Ecco, l’Italia è il Paese in assoluto più antifragile. E da questo stato di volatilità e incertezza deve saper prendere lo spunto per la sua rinascita. Esattamente come il Rinascimento è nato dal periodo più buio della storia europea, così deve e può ritornare ora, con la nostra spinta, con la spinta di chi di ne ha la consapevolezza. Si può tornare a un nuovo Rinascimento con la coscienza, maturata per il mondo, che ci sono tre miliardi di persone, di nuovi consumatori, di uomini e donne usciti dalla povertà, con mezzi e conoscenze mai a disposizione in passato, che hanno fame e sete di Italia. Che ci apprezzano molto più di quanto noi ci possiamo rendere conto. Che cercano in tutti i modi di vivere come noi. In Cina, Indonesia, Russia, Turchia, Paesi del Golfo, Messico, Corea del Sud – potrei citare diversi altri Paesi – c’è un amore per l’Italia sconosciuto a chi non ha la fortuna di visitare questi Paesi per lavoro o per turismo. A tutte queste persone abbiamo la possibilità e il dovere di offrire un nuovo Rinascimento.

Come?

Con una seria e lungimirante visione politica di una classe dirigente in tutte le sue componenti, con un piano industriale e di rilancio del Paese imperniato sull’acronimo “Tcmdc”.

Turismo: la centralità del turismo come risorsa principe di questo Paese, come nostro petrolio, cambiando le prerogative date dal titolo V della Costituzione alle Regioni in materia, mettendo a sistema le migliaia di virtuose, ma troppo piccole e frammentate realtà di successo e aiutandole ad aprirsi al mondo. Esportare l’Italia importando il mondo.

Cultura: mettendo la cultura al centro del rilancio, con la coscienza che con la cultura si mangia. Si tratta del primo reale fattore di cambiamento con il quale influenzare, in positivo, le coscienze delle persone, la loro fiducia, il loro entusiasmo.

Moda: le aziende della moda che esportano sono il biglietto da visita dell’Italia nell’immaginario collettivo, e quelle che – la realtà lo dimostra – meglio performano a livello finanziario. Un piano industriale da sistema Paese per smettere di essere in ritardo verso i Paesi dell’Oriente, aiutare a rafforzare le esportazioni verso la loro nuova classe borghese, e forse smettere di esser preda di cavalieri esteri.

Design: collegato al design anche l’artigianato. E’ un settore alla pari con quello della moda per capacità esportativa, in cui le competenze italiane sono diffuse e riconosciute, un settore in cui si fa sul serio innovazione. La politica dovrebbe rendersi conto che ci sono opportunità inimmaginabili sfruttando la terza rivoluzione industriale data dalla diffusione delle stampanti 3D e del movimento dei “makers” che è ancora agli albori e con margini di crescita esponenziali. Con leggi ad hoc e defiscalizzazione degli investimenti in Italia, unite alle competenze artigiane dei distretti, potrebbero sorgere dal nulla non una, ma cinque o anche dieci Silicon Valley del design, con un effetto sul numero di nuove imprese e sull’occupazione senza pari.

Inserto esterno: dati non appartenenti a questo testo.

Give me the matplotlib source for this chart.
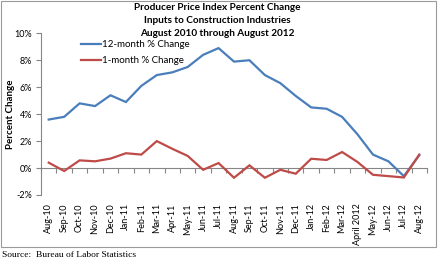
import matplotlib
matplotlib.use("Agg")
import matplotlib.pyplot as plt
from matplotlib.patches import Rectangle

months = ["Aug-10", "Sep-10", "Oct-10", "Nov-10", "Dec-10", "Jan-11", "Feb-11", "Mar-11",
          "Apr-11", "May-11", "Jun-11", "Jul-11", "Aug-11", "Sep-11", "Oct-11", "Nov-11",
          "Dec-11", "Jan-12", "Feb-12", "Mar-12", "April 2012", "May-12", "Jun-12", "Jul-12", "Aug-12"]
twelve_month = [3.6, 3.8, 4.8, 4.6, 5.4, 4.9, 6.1, 6.9, 7.1, 7.5, 8.4, 8.9, 7.9, 8.0,
                6.9, 6.3, 5.35, 4.5, 4.4, 3.8, 2.5, 1.0, 0.5, -0.6, 0.95]
one_month = [0.4, -0.22, 0.57, 0.5, 0.7, 1.1, 1.0, 2.0, 1.43, 0.9, -0.13, 0.37, -0.72, 0.2,
             -0.72, -0.13, -0.42, 0.69, 0.6, 1.19, 0.45, -0.5, -0.6, -0.7, 1.0]
y_ticks = [-2, 0, 2, 4, 6, 8, 10]
y_tick_labels = ["-2%", "0%", "2%", "4%", "6%", "8%", "10%"]

plt.rcParams['font.family'] = ['Lato', 'DejaVu Sans']
W, H = 442, 264
fig = plt.figure(figsize=(W / 100, H / 100), dpi=100)
fig.patch.set_facecolor('white')

grey = '#868686'
ax = fig.add_axes([41 / W, 1 - 195 / H, (427 - 41) / W, (195 - 33.3) / H])
x = list(range(len(months)))
ax.plot(x, twelve_month, color='#4A7EBB', lw=1.6, label='12-month % Change', solid_joinstyle='miter')
ax.plot(x, one_month, color='#BE4B48', lw=1.6, label='1-month % Change', solid_joinstyle='miter')
ax.set_xlim(-0.5, len(months) - 0.5)
ax.set_ylim(-2, 10)

for s in ['top', 'right', 'bottom']:
    ax.spines[s].set_visible(False)
ax.spines['left'].set_color(grey)
ax.spines['left'].set_linewidth(0.8)
ax.set_yticks(y_ticks)
ax.set_yticklabels(y_tick_labels, fontsize=6.5)
ax.tick_params(axis='y', direction='out', length=3.5, color=grey, width=0.8, pad=3)
ax.set_xticks(x)
ax.set_xticklabels(months, rotation=90, fontsize=6.5)
ax.tick_params(axis='x', length=0, pad=6)

sec = ax.secondary_xaxis((0 - (-2)) / 12)
sec.spines['bottom'].set_color(grey)
sec.spines['bottom'].set_linewidth(0.8)
sec.set_xticks([i - 0.5 for i in range(len(months) + 1)])
sec.set_xticklabels([])
sec.tick_params(axis='x', direction='out', length=3.5, color=grey, width=0.8)

ax.set_ylabel('Percent Change', fontsize=7, fontweight='bold')
ax.yaxis.set_label_coords(-0.068, 0.5)

leg = ax.legend(loc='upper left', bbox_to_anchor=(0.085, 1.0), frameon=False, fontsize=7,
                handlelength=2.1, handletextpad=0.15, labelspacing=0.75, borderaxespad=0.3)

fig.text(217 / W, 1 - 8 / H, 'Producer Price Index Percent Change', ha='center', va='center',
         fontsize=7.2, fontweight='bold')
fig.text(217 / W, 1 - 20.7 / H, 'Inputs to Construction Industries', ha='center', va='center',
         fontsize=7.2, fontweight='bold')
fig.text(217 / W, 1 - 33.3 / H, 'August 2010 through August 2012', ha='center', va='center',
         fontsize=7.2, fontweight='bold')

fig.patches.append(Rectangle((1 / W, 1 - 247 / H), 435 / W, 246.5 / H, transform=fig.transFigure,
                             fill=False, edgecolor='#9a9a9a', lw=0.8))
fig.text(2 / W, 1 - 255 / H, 'Source:  Bureau of Labor Statistics', ha='left', va='center',
         fontsize=6.8, family=['Liberation Serif'])

fig.savefig('out.png', dpi=100, facecolor='white')
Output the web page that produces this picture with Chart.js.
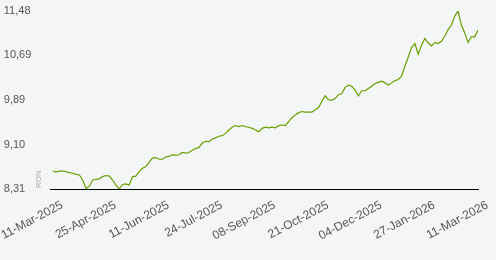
<html>
<head>
<script src="https://cdn.jsdelivr.net/npm/chart.js@4.4.0/dist/chart.umd.min.js"></script>
<style>
  body { margin: 0; background: #f4f5f7; }
</style>
</head>
<body>
<canvas id="myChart" width="496" height="260"></canvas>
<script>
// tick labels on the date axis, one every 16 points
const tickLabels = [
    "11-Mar-2025", "25-Apr-2025", "11-Jun-2025", "24-Jul-2025", "08-Sep-2025",
    "21-Oct-2025", "04-Dec-2025", "27-Jan-2026", "11-Mar-2026"
];
const tickStep = 16;

// value axis ticks (RON)
const yTicks = [8.31, 9.10, 9.89, 10.69, 11.48];

// price series
const values = [
    8.63, 8.61, 8.63, 8.63, 8.62, 8.60, 8.59, 8.57, 8.56, 8.47,
    8.32, 8.36, 8.47, 8.48, 8.49, 8.53, 8.55, 8.54, 8.47, 8.38,
    8.31, 8.39, 8.40, 8.38, 8.53, 8.54, 8.62, 8.68, 8.71, 8.79,
    8.86, 8.87, 8.84, 8.84, 8.88, 8.89, 8.92, 8.91, 8.92, 8.96,
    8.95, 8.96, 9.00, 9.03, 9.05, 9.13, 9.16, 9.15, 9.20, 9.22,
    9.25, 9.26, 9.30, 9.36, 9.41, 9.44, 9.42, 9.44, 9.42, 9.41,
    9.39, 9.36, 9.33, 9.39, 9.41, 9.40, 9.41, 9.40, 9.44, 9.45,
    9.44, 9.51, 9.58, 9.63, 9.67, 9.69, 9.68, 9.68, 9.68, 9.72,
    9.76, 9.87, 9.97, 9.90, 9.89, 9.92, 9.99, 10.01, 10.12, 10.16,
    10.14, 10.07, 9.97, 10.06, 10.06, 10.10, 10.14, 10.19, 10.21, 10.23,
    10.20, 10.16, 10.20, 10.24, 10.26, 10.32, 10.50, 10.66, 10.83, 10.90,
    10.71, 10.87, 10.99, 10.91, 10.86, 10.92, 10.90, 10.94, 11.03, 11.15,
    11.23, 11.39, 11.48, 11.23, 11.09, 10.92, 11.02, 11.02, 11.14
];

// labels sit a little right of their point in the original
const labelShift = 2.8;

const ronTitle = {
    id: "ronTitle",
    afterDraw(chart) {
        const ctx = chart.ctx;
        ctx.save();
        ctx.translate(39, 188);
        ctx.rotate(-Math.PI / 2);
        ctx.font = "8px 'Liberation Sans'";
        ctx.fillStyle = "#aaaaaa";
        ctx.textAlign = "left";
        ctx.textBaseline = "middle";
        ctx.fillText("RON", 0, 0);
        ctx.restore();
    }
};

let myChart = new Chart("myChart", {
    type: "line",
    data: {
        datasets: [{
            data: values.map((v, i) => ({ x: i, y: v })),
            borderColor: "#66a000",
            borderWidth: 1.2,
            pointRadius: 0,
            tension: 0,
            fill: false
        }]
    },
    options: {
        responsive: false,
        animation: false,
        devicePixelRatio: 1,
        layout: { padding: { top: 11, right: 18, left: 0, bottom: 0 } },
        plugins: { legend: { display: false }, tooltip: { enabled: false } },
        scales: {
            x: {
                type: "linear",
                min: -0.6,
                max: values.length - 1,
                grid: { display: false },
                border: { display: true, color: "#000000", width: 1 },
                afterBuildTicks: (scale) => {
                    scale.ticks = tickLabels.map((l, i) => ({ value: i * tickStep + labelShift }));
                },
                afterFit: (scale) => { scale.height = 71; },
                ticks: {
                    autoSkip: false,
                    maxRotation: 28,
                    minRotation: 28,
                    padding: 1,
                    color: "#555555",
                    font: { family: "'Liberation Sans'", size: 12 },
                    callback: (v, i) => tickLabels[i]
                }
            },
            y: {
                min: yTicks[0],
                max: yTicks[yTicks.length - 1],
                grid: { display: false },
                border: { display: false },
                afterBuildTicks: (scale) => {
                    scale.ticks = yTicks.map(v => ({ value: v }));
                },
                afterFit: (scale) => { scale.width = 47; },
                ticks: {
                    crossAlign: "far",
                    color: "#555555",
                    font: { family: "'Liberation Sans'", size: 11 },
                    callback: (v) => v.toFixed(2).replace(".", ",")
                }
            }
        }
    },
    plugins: [ronTitle]
});
</script>
</body>
</html>
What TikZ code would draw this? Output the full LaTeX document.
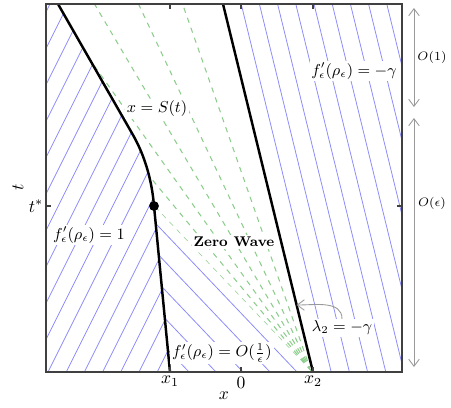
\documentclass[tikz,border=0pt]{standalone}
\usepackage{xcolor}
\usepackage{tikz}
\usetikzlibrary{arrows.meta,calc}
\definecolor{hatchblue}{RGB}{140,140,250}
\definecolor{fangreen}{RGB}{140,205,140}
\tikzset{
  shockline/.style={line width=1.4pt, black},
  hatchline/.style={hatchblue, line width=0.45pt},
  fanline/.style={fangreen, dashed, line width=0.6pt},
  axisbox/.style={draw=black!75, line width=0.9pt},
  tickmark/.style={black!75, line width=0.7pt},
  ticklbl/.style={inner sep=1pt},
  orderarrow/.style={{Straight Barb[length=4pt,width=6pt]}-{Straight Barb[length=4pt,width=6pt]}, gray!80, line width=0.5pt},
  pointarrow/.style={-{Straight Barb[length=4pt,width=6pt]}, gray!80, line width=0.5pt},
  regionlbl/.style={fill=white, inner sep=1pt, font=\small},
  orderlbl/.style={font=\scriptsize, inner sep=1pt}
}

\begin{document}
\begin{tikzpicture}[x=0.02cm,y=0.02cm]
\useasboundingbox (0,0) rectangle (451,407);
% frame and key points
\coordinate (bl) at (46,35);
\coordinate (tl) at (46,403);
\coordinate (tr) at (402,403);
\coordinate (br) at (402,35);
\coordinate (shocktop) at (58,403);
\coordinate (bend) at (133,272);
\coordinate (tstar) at (154,201);
\coordinate (x1) at (170,35);
\coordinate (zero) at (241,35);
\coordinate (x2top) at (223,403);
\coordinate (x2) at (313,35);
\coordinate (apex) at (311,36);

% left state, f' = 1
\begin{scope}
  \clip (bl) -- (tl) -- (shocktop) -- (bend) .. controls (145,251) and (152,226) .. (tstar) -- (x1) -- cycle;
  \foreach \k in {-11,...,7}
    \draw[hatchline] ({48+18.2*(\k)},35) -- ++(200,400);
\end{scope}

% right state, f' = -gamma
\begin{scope}
  \clip (x2top) -- (tr) -- (br) -- (x2) -- cycle;
  \foreach \k in {1,...,10}
    \draw[hatchline] ({223+18.2*\k},403) -- ++(90,-368);
\end{scope}

% middle state, O(1/eps)
\begin{scope}
  \clip (x1) -- (tstar) -- (apex) -- cycle;
  \foreach \k in {0,...,4}
    \draw[hatchline] ({297-27*\k},35) -- ++(-314,330);
\end{scope}

% zero wave fan
\begin{scope}
  \clip (tstar) -- (apex) -- (x2top) -- (shocktop) -- (bend) .. controls (145,251) and (152,226) .. (tstar);
  \foreach \s in {0.35,0.47,0.59,0.71,0.83}
    \draw[fanline] (apex) -- ++({-400*\s},400);
  \draw[fanline] (apex) -- (tstar);
\end{scope}

% shocks
\draw[shockline] (shocktop) -- (bend) .. controls (145,251) and (152,226) .. (tstar) -- (x1);
\draw[shockline] (x2top) -- (x2);
\fill (tstar) circle (2.8pt);

% axes
\draw[axisbox] (bl) rectangle (tr);
\foreach \c in {x1,zero,x2} {
  \draw[tickmark] (\c) -- ++(0,5);
  \draw[tickmark] (\c |- tr) -- ++(0,-5);
}
\draw[tickmark] (bl |- tstar) -- ++(5,0);
\draw[tickmark] (br |- tstar) -- ++(-5,0);
\node[ticklbl] (x1lbl) at (170,26) {$x_1$};
\node[ticklbl] (zerolbl) at (241,24) {$0$};
\node[ticklbl] (x2lbl) at (313,26) {$x_2$};
\node[ticklbl] (tstarlbl) at (36,201) {$t^*$};
\node[ticklbl] (xlbl) at (224,11) {$x$};
\node[ticklbl, rotate=90] (tlbl) at (18,220) {$t$};

% labels
\node[regionlbl] (shocklbl) at (157,298) {$x = S(t)$};
\node[regionlbl] (rightlbl) at (354,336) {$f_\epsilon'(\rho_\epsilon) = -\gamma$};
\node[regionlbl] (leftlbl) at (89,172) {$f_\epsilon'(\rho_\epsilon) = 1$};
\node[regionlbl, font=\footnotesize\bfseries] (wavelbl) at (234,165) {Zero Wave};
\node[regionlbl] (midlbl) at (222,54) {$f_\epsilon'(\rho_\epsilon) = O(\frac{1}{\epsilon})$};
\node[regionlbl] (lam) at (342,79) {$\lambda_2 = -\gamma$};
\coordinate (hit) at ($(x2top)!0.818!(x2)$);
\draw[pointarrow] (lam.north) to[out=90,in=0] (hit);

% orders of time
\coordinate (o1top) at (414,399);
\coordinate (o1bot) at (414,300);
\coordinate (oetop) at (414,289);
\coordinate (oebot) at (414,40);
\draw[orderarrow] (o1top) -- (o1bot);
\draw[orderarrow] (oetop) -- (oebot);
\node[orderlbl] (o1lbl) at (432,350) {$O(1)$};
\node[orderlbl] (oelbl) at (432,204) {$O(\epsilon)$};
\end{tikzpicture}
\end{document}
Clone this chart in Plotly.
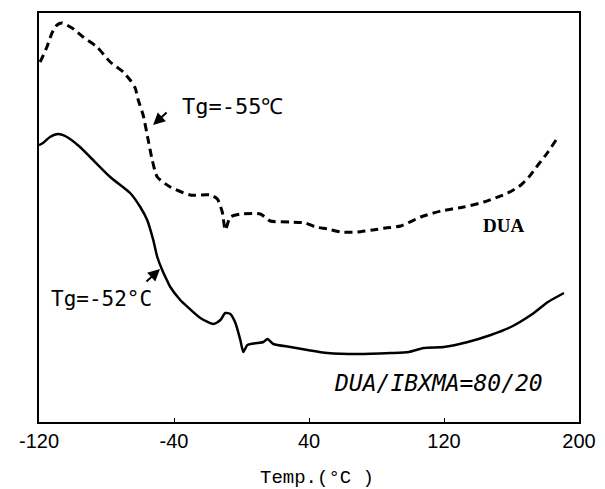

Cibo: con 30 anni di ritardo stiamo finalmente cominciando a imparare a fare retail in giro per il mondo. Con nuovi Oscar Farinetti, il patron di Eataly, incentivati e guidati da una politica che creda nell’agroalimentare italiano, possiamo realmente andare alla conquista del mondo che non aspetta altro che mangiare e bere Italia. Farinetti dice che l’export dell’agroalimentare può passare da 30 a 180 miliardi; vogliamo credere all’ottimismo di colui che ce l’ha fatta, e per primo ora rappresenta il cibo Made in Italy nel mondo, o continuare a finanziare aziende decotte soltanto per tornaconti elettorali o per la paura dei sindacati amici?

Si tratta in sostanza di una cosa semplice, straordinariamente banale nella sua verità: valorizzare le qualità migliori che abbiamo, metterle al centro di ogni agenda di governo, crearvi intorno un piano industriale con una visione di lungo periodo dimenticata dalla politica da oltre un ventennio.

Con la forza di questa apparente banalità possiamo andare in ogni parte del mondo e attrarre consumatori, cervelli e investimenti. Possiamo offrirgli la bellezza in dote, purché sia accompagnata da una visione politica di lungo termine. E sulle basi di questa bellezza possiamo, come sei secoli fa, dar vita a un nuovo Rinascimento.